*** DATA TO USE

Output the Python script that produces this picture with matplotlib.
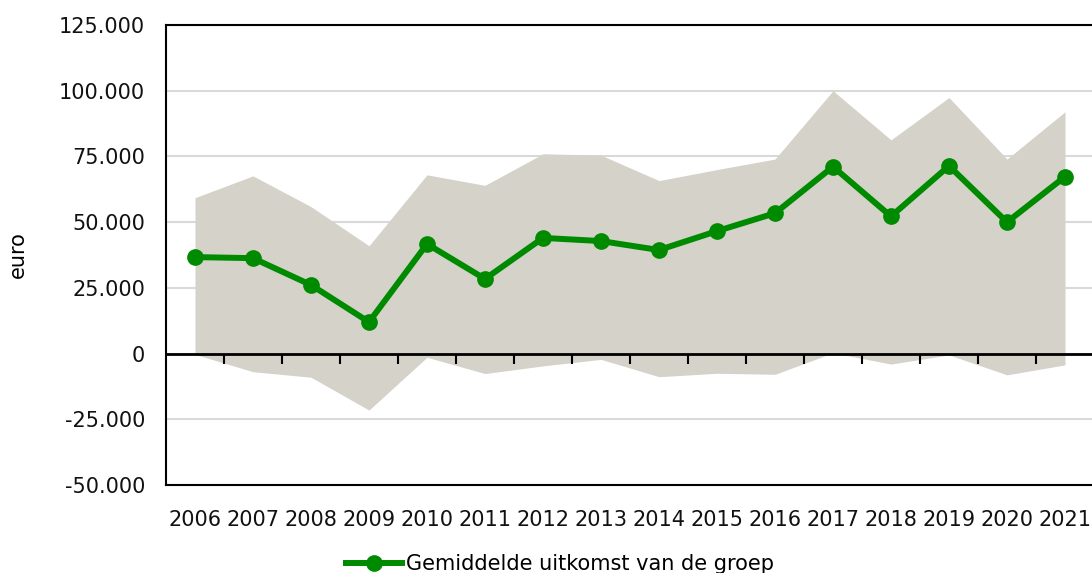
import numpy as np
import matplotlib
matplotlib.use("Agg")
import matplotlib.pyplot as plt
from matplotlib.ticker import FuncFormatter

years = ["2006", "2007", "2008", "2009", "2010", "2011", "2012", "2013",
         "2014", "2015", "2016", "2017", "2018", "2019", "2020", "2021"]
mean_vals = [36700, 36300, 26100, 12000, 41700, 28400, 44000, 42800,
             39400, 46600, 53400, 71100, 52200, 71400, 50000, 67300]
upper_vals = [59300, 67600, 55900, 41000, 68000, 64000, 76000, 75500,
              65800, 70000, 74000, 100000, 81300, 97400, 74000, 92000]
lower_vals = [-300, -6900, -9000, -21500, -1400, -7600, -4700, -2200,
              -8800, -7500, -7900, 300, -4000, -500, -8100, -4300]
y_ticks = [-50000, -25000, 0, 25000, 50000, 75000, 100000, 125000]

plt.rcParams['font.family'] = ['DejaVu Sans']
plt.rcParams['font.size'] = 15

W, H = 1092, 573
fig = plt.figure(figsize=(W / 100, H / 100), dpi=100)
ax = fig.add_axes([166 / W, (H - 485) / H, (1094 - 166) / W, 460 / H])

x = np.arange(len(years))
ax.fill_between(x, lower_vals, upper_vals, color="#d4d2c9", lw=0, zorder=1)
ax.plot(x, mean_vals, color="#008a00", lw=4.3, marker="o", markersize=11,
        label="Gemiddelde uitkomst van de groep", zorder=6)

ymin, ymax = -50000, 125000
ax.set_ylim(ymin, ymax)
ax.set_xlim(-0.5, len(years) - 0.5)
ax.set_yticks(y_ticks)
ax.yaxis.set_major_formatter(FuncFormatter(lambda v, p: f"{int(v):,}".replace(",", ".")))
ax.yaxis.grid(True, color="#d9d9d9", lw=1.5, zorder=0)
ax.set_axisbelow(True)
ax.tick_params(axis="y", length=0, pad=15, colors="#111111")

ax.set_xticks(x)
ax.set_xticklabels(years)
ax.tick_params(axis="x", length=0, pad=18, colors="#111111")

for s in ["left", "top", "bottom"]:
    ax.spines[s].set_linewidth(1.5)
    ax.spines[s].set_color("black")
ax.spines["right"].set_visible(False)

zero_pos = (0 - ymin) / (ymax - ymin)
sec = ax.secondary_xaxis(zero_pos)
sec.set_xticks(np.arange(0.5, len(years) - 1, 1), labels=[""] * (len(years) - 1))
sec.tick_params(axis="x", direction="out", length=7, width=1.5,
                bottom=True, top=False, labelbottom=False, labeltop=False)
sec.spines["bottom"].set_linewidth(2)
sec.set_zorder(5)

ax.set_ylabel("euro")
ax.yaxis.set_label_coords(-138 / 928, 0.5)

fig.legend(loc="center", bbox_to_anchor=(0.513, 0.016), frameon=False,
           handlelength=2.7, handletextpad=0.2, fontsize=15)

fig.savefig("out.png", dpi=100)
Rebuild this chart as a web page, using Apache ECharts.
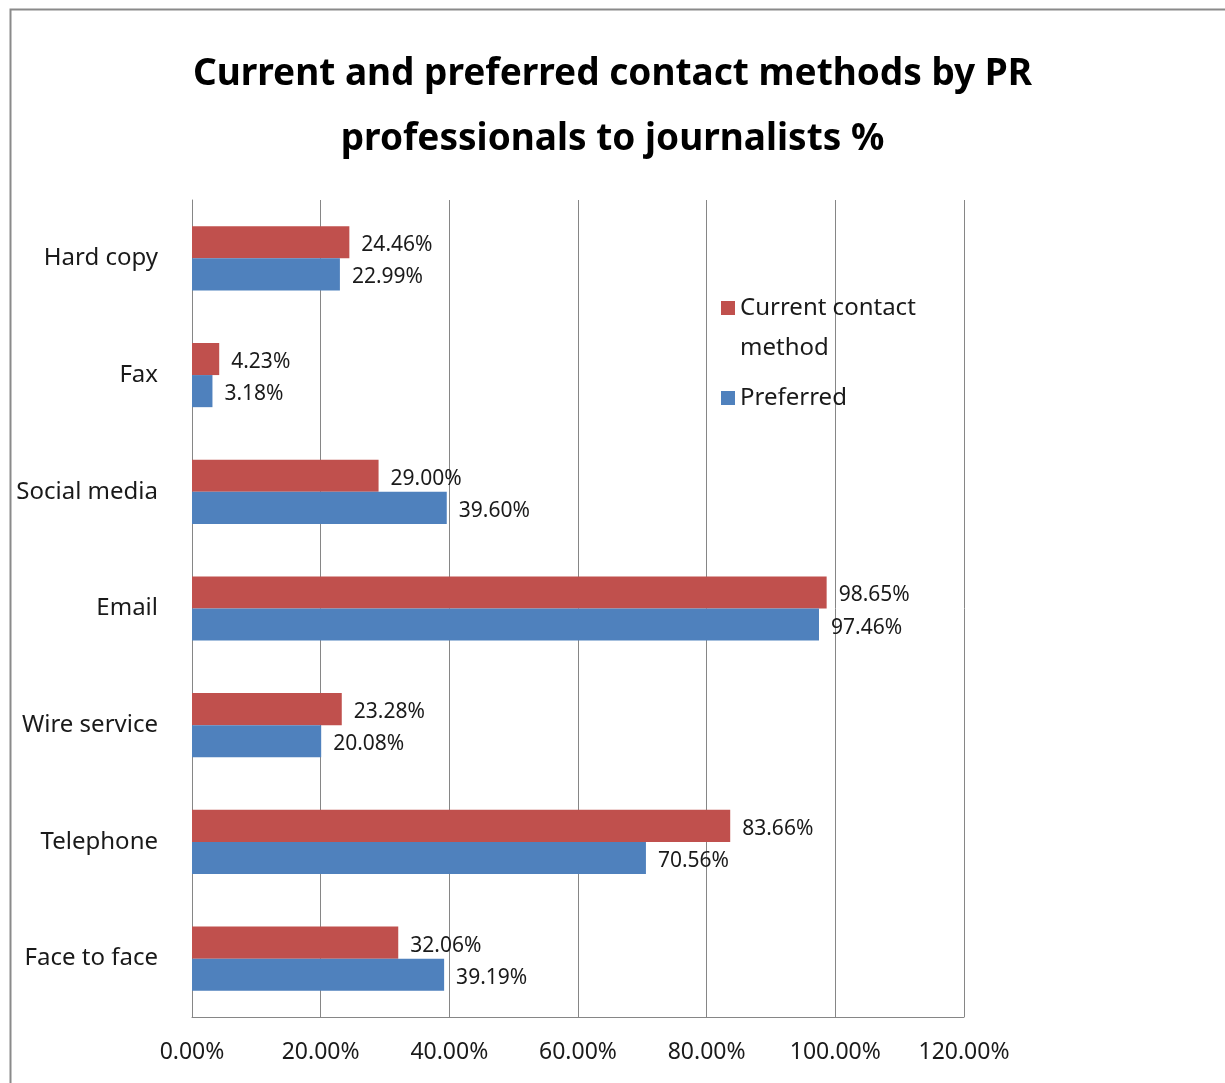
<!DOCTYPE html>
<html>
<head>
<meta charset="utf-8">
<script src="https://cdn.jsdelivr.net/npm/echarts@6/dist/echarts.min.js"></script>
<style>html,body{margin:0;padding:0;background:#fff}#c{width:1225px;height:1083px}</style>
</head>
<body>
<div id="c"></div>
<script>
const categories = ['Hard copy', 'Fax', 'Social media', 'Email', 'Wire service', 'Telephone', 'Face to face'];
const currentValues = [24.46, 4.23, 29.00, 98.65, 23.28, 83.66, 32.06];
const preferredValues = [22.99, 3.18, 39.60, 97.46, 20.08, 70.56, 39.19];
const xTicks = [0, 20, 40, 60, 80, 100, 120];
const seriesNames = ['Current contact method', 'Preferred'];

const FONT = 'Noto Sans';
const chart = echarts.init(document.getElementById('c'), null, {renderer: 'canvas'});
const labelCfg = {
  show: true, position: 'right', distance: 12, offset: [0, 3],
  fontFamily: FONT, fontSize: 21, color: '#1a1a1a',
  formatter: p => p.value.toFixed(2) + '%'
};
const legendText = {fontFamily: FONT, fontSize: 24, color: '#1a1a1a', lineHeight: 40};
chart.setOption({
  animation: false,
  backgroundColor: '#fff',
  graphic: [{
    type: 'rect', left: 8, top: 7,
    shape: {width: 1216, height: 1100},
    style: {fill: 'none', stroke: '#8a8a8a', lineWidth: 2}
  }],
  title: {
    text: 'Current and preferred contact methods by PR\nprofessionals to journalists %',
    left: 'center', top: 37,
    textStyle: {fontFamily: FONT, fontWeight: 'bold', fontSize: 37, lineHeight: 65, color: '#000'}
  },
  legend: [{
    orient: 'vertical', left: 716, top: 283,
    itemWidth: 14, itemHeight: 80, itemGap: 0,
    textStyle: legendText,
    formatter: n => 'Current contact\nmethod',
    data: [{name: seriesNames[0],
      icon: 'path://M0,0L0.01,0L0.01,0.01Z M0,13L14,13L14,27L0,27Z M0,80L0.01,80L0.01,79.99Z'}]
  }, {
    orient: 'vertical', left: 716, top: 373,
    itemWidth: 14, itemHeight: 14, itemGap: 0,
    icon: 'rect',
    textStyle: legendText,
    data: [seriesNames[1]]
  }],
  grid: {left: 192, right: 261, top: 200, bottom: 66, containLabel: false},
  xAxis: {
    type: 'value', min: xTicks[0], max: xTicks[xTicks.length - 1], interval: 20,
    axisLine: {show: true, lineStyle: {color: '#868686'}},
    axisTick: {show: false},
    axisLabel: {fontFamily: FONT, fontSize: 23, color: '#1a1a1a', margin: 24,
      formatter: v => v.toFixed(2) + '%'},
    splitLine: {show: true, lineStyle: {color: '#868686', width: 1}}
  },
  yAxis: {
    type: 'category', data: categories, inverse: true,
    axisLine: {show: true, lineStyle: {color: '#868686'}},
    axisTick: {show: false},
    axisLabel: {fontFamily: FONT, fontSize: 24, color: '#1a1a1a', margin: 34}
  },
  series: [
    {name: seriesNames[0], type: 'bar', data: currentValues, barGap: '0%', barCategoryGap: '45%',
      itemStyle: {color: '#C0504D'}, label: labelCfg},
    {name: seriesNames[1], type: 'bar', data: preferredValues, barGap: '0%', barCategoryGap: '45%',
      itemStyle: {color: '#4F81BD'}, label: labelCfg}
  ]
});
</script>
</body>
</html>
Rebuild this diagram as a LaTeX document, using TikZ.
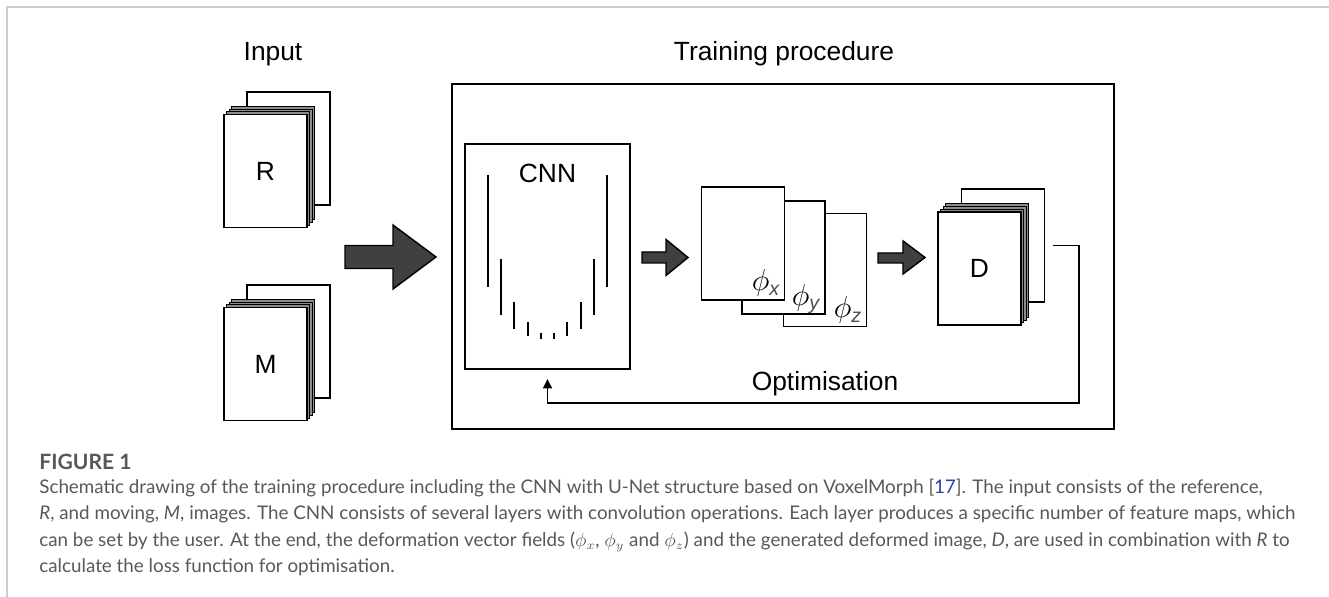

******

In the listing above, find the line containing "Rebuild this chart" and the line containing "const seriesNames = ['Current". Reproduce those lines and all between them exactly, with no pictures and nothing more.

### PROBLEM SOLUTION
Rebuild this chart as a web page, using Apache ECharts.
<!DOCTYPE html>
<html>
<head>
<meta charset="utf-8">
<script src="https://cdn.jsdelivr.net/npm/echarts@6/dist/echarts.min.js"></script>
<style>html,body{margin:0;padding:0;background:#fff}#c{width:1225px;height:1083px}</style>
</head>
<body>
<div id="c"></div>
<script>
const categories = ['Hard copy', 'Fax', 'Social media', 'Email', 'Wire service', 'Telephone', 'Face to face'];
const currentValues = [24.46, 4.23, 29.00, 98.65, 23.28, 83.66, 32.06];
const preferredValues = [22.99, 3.18, 39.60, 97.46, 20.08, 70.56, 39.19];
const xTicks = [0, 20, 40, 60, 80, 100, 120];
const seriesNames = ['Current contact method', 'Preferred'];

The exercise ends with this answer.